Но все непостижимое неизбежно создает сумятицу в сознании человека, не воспитанного в религиозной традиции. У многих недавно пришедших в Церковь появляется ощущение, что все чудотворные иконы автоматически, словно на духовных «батарейках», источают благодать. Стоит перед ними встать, как на тебя мощным потоком изольется Божия милость. Но благодать нисходит не просто так, к ней надо самому быть подготовленным.
Возможно, многие из тех, кто стоял в очереди к поясу Богородицы, ее и испытали. Они подходили к раке физически уставшие, но на лицах многих выражалось умиротворение. Одни пытались что-то почувствовать, дотронувшись рукой до святыни, а другие испытали что-то особенное, стоя в этой бесконечной очереди на морозе. Нам всем кажется, что надо обязательно поцеловать, прикоснуться, приложиться, но суть-то не в этом. Какая разница, дотронулся ли ты губами до святыни или нет? Матери Божией важно не это, а твое сердце, твои мысли и твое стремление.
Конечно, тогда, в ноябре 2011 г., поклонение святыне стало для многих паломников непростым испытанием. Очередь сама по себе – это стресс. Мы все стояли в очередях, после которых чувствовали себя разбитыми и озлобленными. Это объяснимо. Нам не нравится терять время, мы злимся, раздражаемся на тех, кто прошел вперед. Есть очереди, которые разрушают. Но надо признать: в той толпе, что стояла к храму Христа Спасителя, ничего такого практически не было. То, с каким чувством многие подходили к святыне, говорило не об оголтелом и отчаянном стремлении к чуду как решению своих житейских проблем, а о другом, о чем-то более важном и серьезном. О том, что люди способны на преодоление, на духовный подвиг.
Очевидно, что многочасовое ожидание для многих стало способом выражения своей веры, благодарности, подвигом.

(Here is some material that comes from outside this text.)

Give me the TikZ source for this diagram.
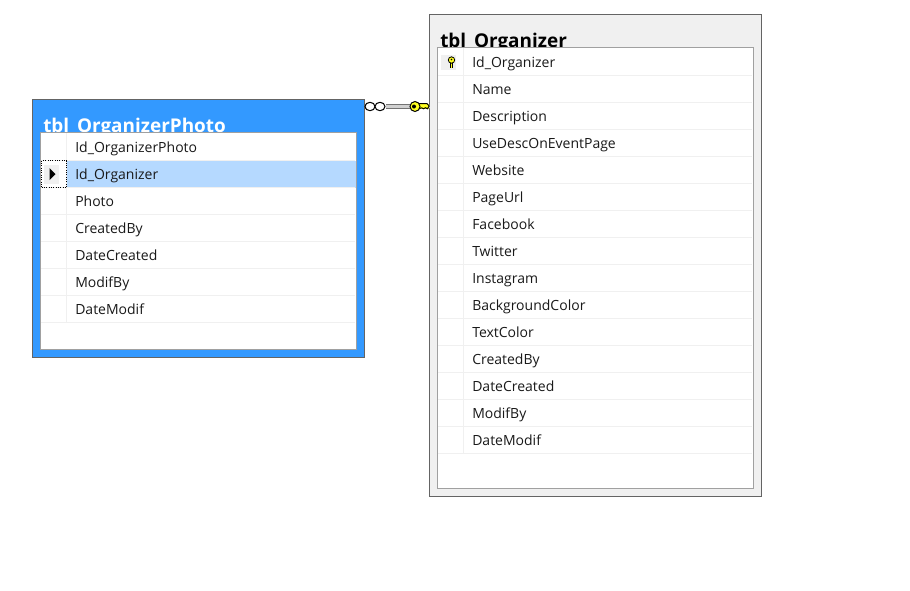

Всего того, что приближает человека к Богу. Именно там, стоя на морозе, многие очень хорошо понимали, что, почему и зачем они делают. Для них это не было бессмысленным и утомительным ожиданием, само стояние имело смысл. Они стояли во имя Матери Божией, в этом было их отношение и стремление к Ней. И поэтому настроения среди людей были в основном христианскими.
Я сам отношусь к любым очередям очень болезненно. Они вызывают у меня глухой протест. Поэтому я не стою в них, если у меня на то нет достаточных оснований. Возможно, если бы в моей жизни или в жизни моих близких была бы какая-то отчаянная ситуация, кто-то был бы болен или находился в ужасающем положении и мне было бы совершенно необходимо, чтобы моя молитва была принята, я бы пришел туда. Есть обстоятельства, когда люди готовы на все – и дома на коленях стоять сутками, и на морозе часами. В этом смысле находиться в подобной очереди даже проще, потому что она, пусть по чуть-чуть, но движется, и это создает ощущение пути. В отличие от уединенной молитвы, поста или какого-то другого обета, данного тобой лично Богу, в очереди ты не одинок, ты среди людей, и с ними ты как будто движешься навстречу своей надежде и мечте быть услышанным. Но есть люди, которые учатся доверять Богу, не ожидая и не прося от Него чудес. Стремятся жить так, чтобы не требовалось никаких демонстративных проявлений их веры.